Machine operators and maintenance specialists from Livonia identified damaged machines hoisted onto the parking lot. Master mechanics flown in from GM plants nationwide determined which ones could be salvaged. A thousand machines were burned beyond repair. The remaining 2,300 were dispatched to 128 machine tool builders and GM plants across the U.S. Charred and disfigured with melted parts and burned-out wires and motors, the machines were dismantled and rebuilt.
The first shipments of remanufactured machines were unloaded at GM docks just 23 days later. In the meantime, purchasing agents fanned out to buy tooling and equipment from companies in North America, England, Germany and Sweden.
Suppliers from all over the Midwest converged on the Livonia plant office building on the day following the fire to bid on 400 Hydra-Matic parts spread out on tables. Eighty-four companies signed contracts on the spot to produce pieces large and small in specified volumes under tight delivery dates. GM “expediters” were regular visitors to parts and rebuilder plants to ensure quality and schedule commitments were fulfilled.
Eight days after the fire, GM signed a lease with Kaiser Motors for a 1.5-million-square-foot section of the former Willow Run B-24 bomber plant near Ypsilanti, MI, just 20 miles west of Livonia. The company bought the entire 4.4-million-square-foot facility two months later for $26 million and occupied the space where C-119 cargo planes had been built.

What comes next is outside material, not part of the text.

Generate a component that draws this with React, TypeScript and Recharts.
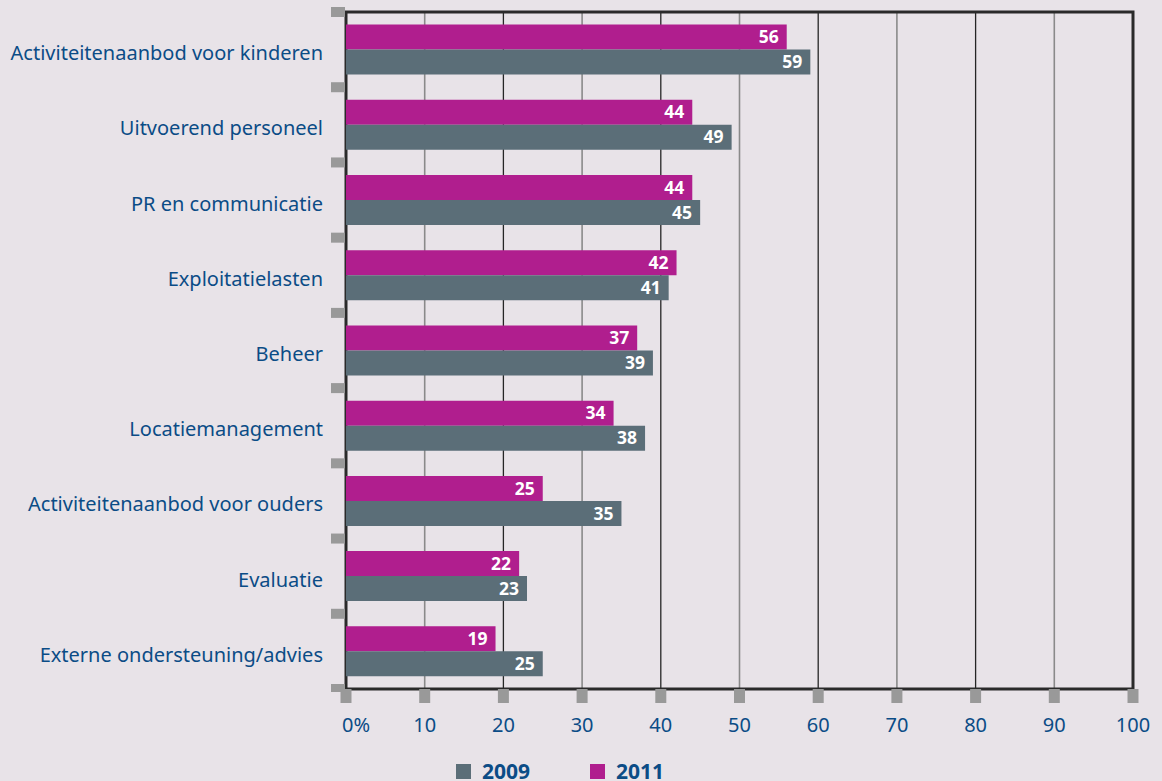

Forty engineers designed a plant floor layout in 17 days with precise positioning of 3,400 machines in an interlaced production network. Twenty-five hundred engineers, technicians and contractor crews alternated two 10-hour shifts to install and test equipment, erect a lower ceiling for ductwork, electrical circuitry and conveyors, and restore fire-scarred jigs and fixtures.

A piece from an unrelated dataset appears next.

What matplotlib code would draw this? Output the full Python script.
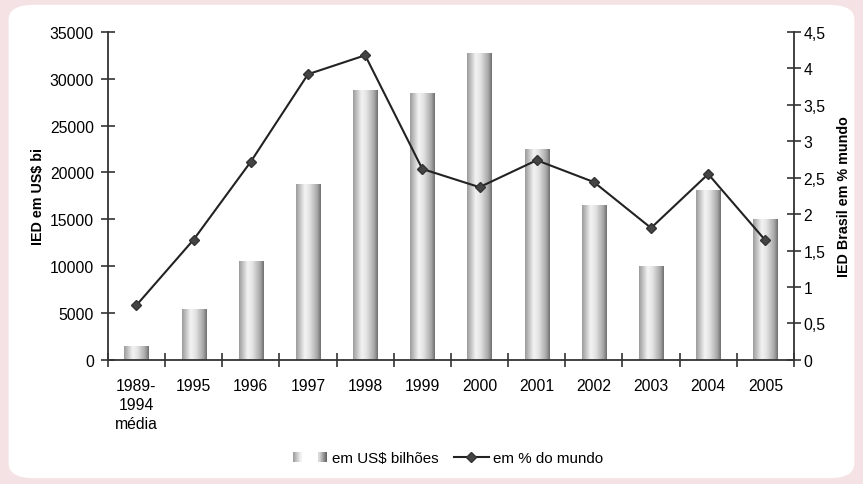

The project included an 86,000-square-foot plant-within-a-plant for assembly of Hydra-Matic’s intricate planetary gear sets. A precursor to today’s high-tech clean rooms, the walled-off, air-conditioned structure had a locked-in temperature of 74 F and air pressure set to 4 ounces per square inch above normal to flush out dust particles when doors opened.
The hulking Riopelle plant, now a Hydra-Matic parts supplier, activated a makeshift assembly line on Oct. 21 that produced 2,100 units over the next several weeks. A team of research and development engineers (future GM president Ed Cole among them) had conducted final testing of the original Hydra-Matic Drive at Riopelle in 1939.
On Nov. 4, with new and refurbished equipment humming and 8,000 trained workers ready to roll, a small batch of Hydra-Matics passed through the Willow Run assembly system, the first of 82 million transmissions to be built there over the next 57 years. Production rose to 4,000 units per day by Dec. 18, equaling Livonia output.
Operation Hydra-Matic had reached its objective in four months and four days, 13 days ahead of schedule, in time to supply 1954 model Oldsmobiles, Cadillacs, Pontiacs and other OEM customers. Restoration of Hydra-Matic production was acclaimed as an industrial miracle.
Aftermath
Over the decades, the Willow Run plant produced transmissions for GM cars and trucks, Ford, Nissan, Willys, Rambler, Hudson and Checker models, plus military vehicles and European sports cars Ferrari and Jaguar. GM also licensed manufacturing rights to Rolls-Royce and Bentley. Technology advances and a long line of Hydra-Matic descendants flowed from the operation, financed by hundreds of millions of dollars in design, development and plant expansions. Everything came to a halt after GM declared bankruptcy and closed the plant on Dec. 23, 2010.
The Livonia calamity was a punishing and costly lesson for GM, and the company quickly decreed that new plants be designed with total sprinkler coverage, spray nozzles for dip tanks and drip and quench pans, properly placed firewalls, draft curtains to force heat through ceiling vents, and parapets that functioned as rooftop fire barriers. Welding and cutting operations had to be approved in advance by plant protection inspectors.